++++ Data provided ++++

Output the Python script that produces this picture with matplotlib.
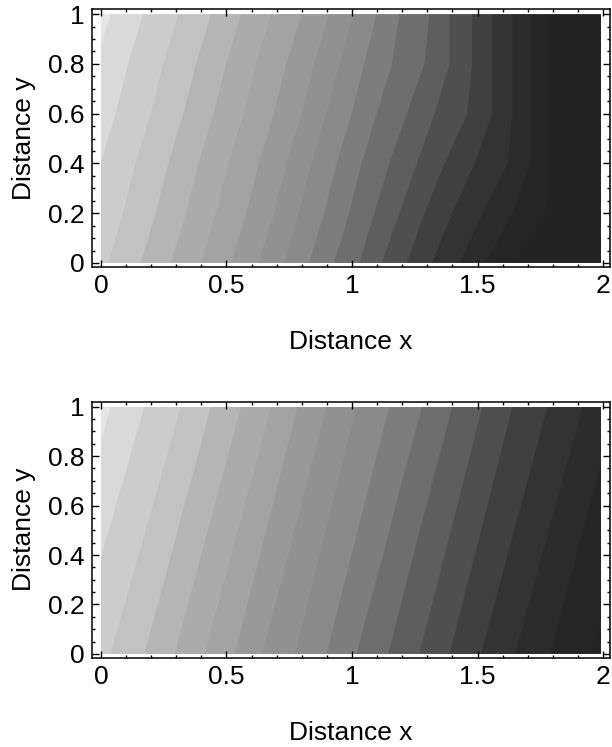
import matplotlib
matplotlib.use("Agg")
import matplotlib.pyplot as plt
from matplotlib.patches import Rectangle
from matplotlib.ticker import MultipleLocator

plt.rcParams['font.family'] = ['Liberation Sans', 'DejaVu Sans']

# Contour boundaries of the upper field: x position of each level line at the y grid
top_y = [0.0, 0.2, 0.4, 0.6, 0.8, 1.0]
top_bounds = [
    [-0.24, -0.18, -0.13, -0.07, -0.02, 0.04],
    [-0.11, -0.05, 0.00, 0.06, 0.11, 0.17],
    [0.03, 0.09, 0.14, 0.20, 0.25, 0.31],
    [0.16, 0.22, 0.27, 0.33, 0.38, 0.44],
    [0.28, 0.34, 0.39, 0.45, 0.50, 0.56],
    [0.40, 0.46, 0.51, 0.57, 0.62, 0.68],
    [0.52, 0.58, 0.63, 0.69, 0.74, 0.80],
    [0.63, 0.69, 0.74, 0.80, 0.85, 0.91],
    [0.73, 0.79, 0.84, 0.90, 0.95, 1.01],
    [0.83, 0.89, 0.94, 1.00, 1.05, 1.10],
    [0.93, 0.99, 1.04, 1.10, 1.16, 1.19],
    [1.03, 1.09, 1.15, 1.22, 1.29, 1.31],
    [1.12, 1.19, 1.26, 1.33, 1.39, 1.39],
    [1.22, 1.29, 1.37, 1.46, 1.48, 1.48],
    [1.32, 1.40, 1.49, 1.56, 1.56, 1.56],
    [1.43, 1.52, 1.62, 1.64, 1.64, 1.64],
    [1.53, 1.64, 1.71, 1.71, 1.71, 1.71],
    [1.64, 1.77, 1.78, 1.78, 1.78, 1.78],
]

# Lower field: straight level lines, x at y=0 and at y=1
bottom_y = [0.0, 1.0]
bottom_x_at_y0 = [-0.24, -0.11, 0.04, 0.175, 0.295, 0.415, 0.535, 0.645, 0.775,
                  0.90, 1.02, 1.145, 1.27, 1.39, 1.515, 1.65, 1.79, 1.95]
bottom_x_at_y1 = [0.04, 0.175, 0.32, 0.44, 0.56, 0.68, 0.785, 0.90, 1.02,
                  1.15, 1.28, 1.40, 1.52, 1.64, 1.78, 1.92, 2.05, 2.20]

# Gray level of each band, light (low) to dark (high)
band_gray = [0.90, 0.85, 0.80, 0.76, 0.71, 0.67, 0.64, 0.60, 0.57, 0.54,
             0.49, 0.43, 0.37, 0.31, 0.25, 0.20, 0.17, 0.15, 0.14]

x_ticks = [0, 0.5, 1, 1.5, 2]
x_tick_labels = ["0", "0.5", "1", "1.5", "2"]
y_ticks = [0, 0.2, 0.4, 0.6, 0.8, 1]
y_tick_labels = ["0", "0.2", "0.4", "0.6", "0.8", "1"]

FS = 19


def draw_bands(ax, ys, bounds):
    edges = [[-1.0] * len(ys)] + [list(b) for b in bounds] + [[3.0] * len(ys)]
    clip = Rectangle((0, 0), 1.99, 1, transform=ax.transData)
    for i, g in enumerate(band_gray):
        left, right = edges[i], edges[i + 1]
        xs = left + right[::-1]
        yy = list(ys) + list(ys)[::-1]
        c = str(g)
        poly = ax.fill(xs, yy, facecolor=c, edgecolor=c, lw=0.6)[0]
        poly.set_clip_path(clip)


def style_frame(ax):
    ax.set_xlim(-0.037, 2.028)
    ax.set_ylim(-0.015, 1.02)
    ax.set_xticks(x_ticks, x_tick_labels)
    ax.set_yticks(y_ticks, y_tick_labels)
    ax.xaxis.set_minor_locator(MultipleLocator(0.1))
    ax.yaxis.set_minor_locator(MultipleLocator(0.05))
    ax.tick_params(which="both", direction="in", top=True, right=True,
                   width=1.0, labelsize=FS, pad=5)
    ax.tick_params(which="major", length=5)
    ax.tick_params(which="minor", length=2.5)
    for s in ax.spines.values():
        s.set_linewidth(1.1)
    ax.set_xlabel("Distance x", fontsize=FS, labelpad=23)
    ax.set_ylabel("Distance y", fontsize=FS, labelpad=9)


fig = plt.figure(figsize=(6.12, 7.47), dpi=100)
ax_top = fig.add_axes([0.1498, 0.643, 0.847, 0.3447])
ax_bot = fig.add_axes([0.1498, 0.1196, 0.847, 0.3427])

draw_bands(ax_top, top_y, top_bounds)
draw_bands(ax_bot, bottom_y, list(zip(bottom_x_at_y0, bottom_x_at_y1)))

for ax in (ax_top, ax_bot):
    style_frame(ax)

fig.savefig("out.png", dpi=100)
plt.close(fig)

++++

- Description of the task -
All of the material above should be reproduced exactly, except the pictures.

- Response below -
Output the Python script that produces this picture with matplotlib.
import matplotlib
matplotlib.use("Agg")
import matplotlib.pyplot as plt
from matplotlib.patches import Rectangle
from matplotlib.ticker import MultipleLocator

plt.rcParams['font.family'] = ['Liberation Sans', 'DejaVu Sans']

# Contour boundaries of the upper field: x position of each level line at the y grid
top_y = [0.0, 0.2, 0.4, 0.6, 0.8, 1.0]
top_bounds = [
    [-0.24, -0.18, -0.13, -0.07, -0.02, 0.04],
    [-0.11, -0.05, 0.00, 0.06, 0.11, 0.17],
    [0.03, 0.09, 0.14, 0.20, 0.25, 0.31],
    [0.16, 0.22, 0.27, 0.33, 0.38, 0.44],
    [0.28, 0.34, 0.39, 0.45, 0.50, 0.56],
    [0.40, 0.46, 0.51, 0.57, 0.62, 0.68],
    [0.52, 0.58, 0.63, 0.69, 0.74, 0.80],
    [0.63, 0.69, 0.74, 0.80, 0.85, 0.91],
    [0.73, 0.79, 0.84, 0.90, 0.95, 1.01],
    [0.83, 0.89, 0.94, 1.00, 1.05, 1.10],
    [0.93, 0.99, 1.04, 1.10, 1.16, 1.19],
    [1.03, 1.09, 1.15, 1.22, 1.29, 1.31],
    [1.12, 1.19, 1.26, 1.33, 1.39, 1.39],
    [1.22, 1.29, 1.37, 1.46, 1.48, 1.48],
    [1.32, 1.40, 1.49, 1.56, 1.56, 1.56],
    [1.43, 1.52, 1.62, 1.64, 1.64, 1.64],
    [1.53, 1.64, 1.71, 1.71, 1.71, 1.71],
    [1.64, 1.77, 1.78, 1.78, 1.78, 1.78],
]

# Lower field: straight level lines, x at y=0 and at y=1
bottom_y = [0.0, 1.0]
bottom_x_at_y0 = [-0.24, -0.11, 0.04, 0.175, 0.295, 0.415, 0.535, 0.645, 0.775,
                  0.90, 1.02, 1.145, 1.27, 1.39, 1.515, 1.65, 1.79, 1.95]
bottom_x_at_y1 = [0.04, 0.175, 0.32, 0.44, 0.56, 0.68, 0.785, 0.90, 1.02,
                  1.15, 1.28, 1.40, 1.52, 1.64, 1.78, 1.92, 2.05, 2.20]

# Gray level of each band, light (low) to dark (high)
band_gray = [0.90, 0.85, 0.80, 0.76, 0.71, 0.67, 0.64, 0.60, 0.57, 0.54,
             0.49, 0.43, 0.37, 0.31, 0.25, 0.20, 0.17, 0.15, 0.14]

x_ticks = [0, 0.5, 1, 1.5, 2]
x_tick_labels = ["0", "0.5", "1", "1.5", "2"]
y_ticks = [0, 0.2, 0.4, 0.6, 0.8, 1]
y_tick_labels = ["0", "0.2", "0.4", "0.6", "0.8", "1"]

FS = 19


def draw_bands(ax, ys, bounds):
    edges = [[-1.0] * len(ys)] + [list(b) for b in bounds] + [[3.0] * len(ys)]
    clip = Rectangle((0, 0), 1.99, 1, transform=ax.transData)
    for i, g in enumerate(band_gray):
        left, right = edges[i], edges[i + 1]
        xs = left + right[::-1]
        yy = list(ys) + list(ys)[::-1]
        c = str(g)
        poly = ax.fill(xs, yy, facecolor=c, edgecolor=c, lw=0.6)[0]
        poly.set_clip_path(clip)


def style_frame(ax):
    ax.set_xlim(-0.037, 2.028)
    ax.set_ylim(-0.015, 1.02)
    ax.set_xticks(x_ticks, x_tick_labels)
    ax.set_yticks(y_ticks, y_tick_labels)
    ax.xaxis.set_minor_locator(MultipleLocator(0.1))
    ax.yaxis.set_minor_locator(MultipleLocator(0.05))
    ax.tick_params(which="both", direction="in", top=True, right=True,
                   width=1.0, labelsize=FS, pad=5)
    ax.tick_params(which="major", length=5)
    ax.tick_params(which="minor", length=2.5)
    for s in ax.spines.values():
        s.set_linewidth(1.1)
    ax.set_xlabel("Distance x", fontsize=FS, labelpad=23)
    ax.set_ylabel("Distance y", fontsize=FS, labelpad=9)


fig = plt.figure(figsize=(6.12, 7.47), dpi=100)
ax_top = fig.add_axes([0.1498, 0.643, 0.847, 0.3447])
ax_bot = fig.add_axes([0.1498, 0.1196, 0.847, 0.3427])

draw_bands(ax_top, top_y, top_bounds)
draw_bands(ax_bot, bottom_y, list(zip(bottom_x_at_y0, bottom_x_at_y1)))

for ax in (ax_top, ax_bot):
    style_frame(ax)

fig.savefig("out.png", dpi=100)
plt.close(fig)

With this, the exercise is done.